Hmm.  Any trick to turning it?


----------



## lwalden (Aug 8, 2006)

No problem getting another off to you if you need- just let me know. Sharp looking pen, other than the star being upside down- the Texas Flag pens are far and away my best sellers- sold about 40 so far this year, though I use a little different style....








> _Originally posted by Kaspar_
> 
> If it takes too much longer, I may need to buy another off of you.  This one would be going to someone famous.
> 
> Here's what one of them went into:


----------



## Kaspar (Aug 8, 2006)

Very cool, but I actually prefer the style I used.  Things are too stretched out in yours.  But hey, if they sell ...

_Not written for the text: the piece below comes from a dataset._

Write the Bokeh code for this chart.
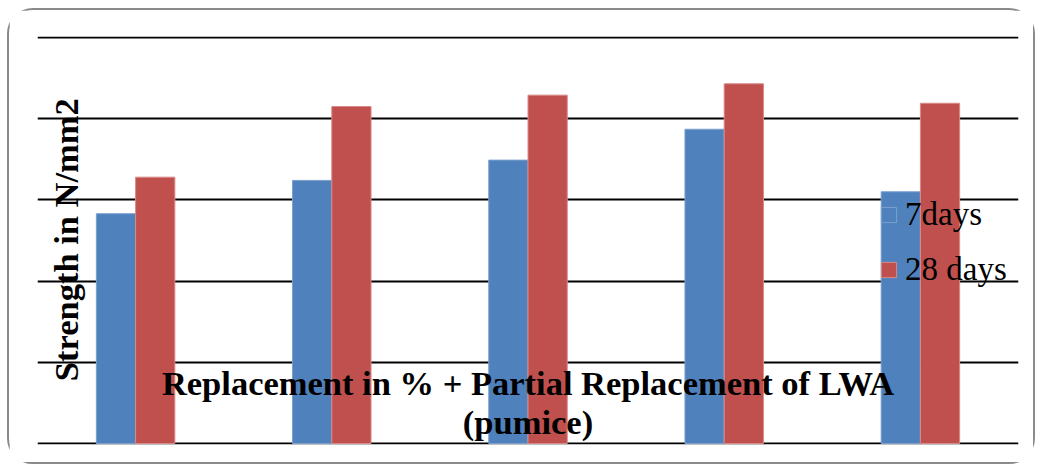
from bokeh.plotting import figure
from bokeh.models import (ColumnDataSource, FactorRange, Range1d, FixedTicker,
                          Label, Legend, LegendItem, Grid)
from bokeh.transform import dodge
from bokeh.embed import file_html
from bokeh.resources import INLINE
import math

# ---- data ----
categories = ["0%", "5%", "10%", "15%", "20%"]
days7 = [28.3, 32.4, 34.9, 38.7, 31.0]
days28 = [32.8, 41.5, 42.9, 44.3, 41.9]
y_ticks = [0, 10, 20, 30, 40, 50]

BLUE = "#4F81BD"
RED = "#C0504D"
FONT = "Liberation Serif"

src = ColumnDataSource(dict(cat=categories, d7=days7, d28=days28))

p = figure(x_range=FactorRange(*categories), y_range=Range1d(-0.123, 50.123),
           width=1028, height=456, output_backend="svg", toolbar_location=None,
           x_axis_location=None, y_axis_location=None,
           min_border_left=28, min_border_right=19, min_border_top=26, min_border_bottom=22)
p.outline_line_color = None
p.xgrid.visible = False
p.ygrid.visible = False
p.add_layout(Grid(dimension=1, ticker=FixedTicker(ticks=y_ticks),
                  grid_line_color="black", grid_line_width=2))
p.styles = {"border": "2px solid #8a8a8a", "border-radius": "26px",
            "margin-left": "7px", "margin-top": "8px"}

r1 = p.vbar(x=dodge("cat", -0.1, range=p.x_range), top="d7", width=0.2, source=src,
            fill_color=BLUE, line_color="#7aa0d0", line_width=1)
r2 = p.vbar(x=dodge("cat", 0.1, range=p.x_range), top="d28", width=0.2, source=src,
            fill_color=RED, line_color="#d88a88", line_width=1)

legend = Legend(items=[LegendItem(label="7days", renderers=[r1]),
                       LegendItem(label="28 days", renderers=[r2])],
                location=(842, 156), label_text_font=FONT, label_text_font_size="33px",
                label_text_color="black",
                glyph_width=19, glyph_height=19, label_standoff=7, spacing=18,
                padding=0, margin=0, background_fill_alpha=0, border_line_alpha=0)
p.add_layout(legend)

p.add_layout(Label(x=0.143, y=25.1, text="Strength in N/mm2", angle=math.pi / 2,
                   text_align="center", text_baseline="middle", text_font=FONT,
                   text_font_style="bold", text_font_size="34.5px", text_color="black"))
p.add_layout(Label(x=2.5, y=7.51, text="Replacement in % + Partial Replacement of LWA",
                   text_align="center", text_baseline="alphabetic", text_font=FONT,
                   text_font_style="bold", text_font_size="34.5px", text_color="black"))
p.add_layout(Label(x=2.5, y=2.59, text="(pumice)",
                   text_align="center", text_baseline="alphabetic", text_font=FONT,
                   text_font_style="bold", text_font_size="34.5px", text_color="black"))

open("out.html", "w").write(file_html(p, INLINE))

What do you get for them, if I may ask?


----------



## GBusardo (Aug 8, 2006)

I would also like to know how much you charge for them, if it's ok.  
Those pens are very SWEEEEEEET. 
Gary


----------



## lwalden (Aug 8, 2006)

I know what you mean about the stretched out- I believe Don Ward actually worked with Ken Nelson on dimensions to make sure the pen kit you do was accurate.  Pricing- In a statesman I get $100.00, in a Jr Gent vII I get $80.00, $70 or $75 for a baron (chrome vs platinum)and $60 for a cigar. The local engraver charges me $5 for doing the star, so before the kit I have about $9 in materials and engraving..... 





> _Originally posted by Kaspar_
> 
> Very cool, but I actually prefer the style I used.  Things are too stretched out in yours.  But hey, if they sell ...
> 
> What do you get for them, if I may ask?


----------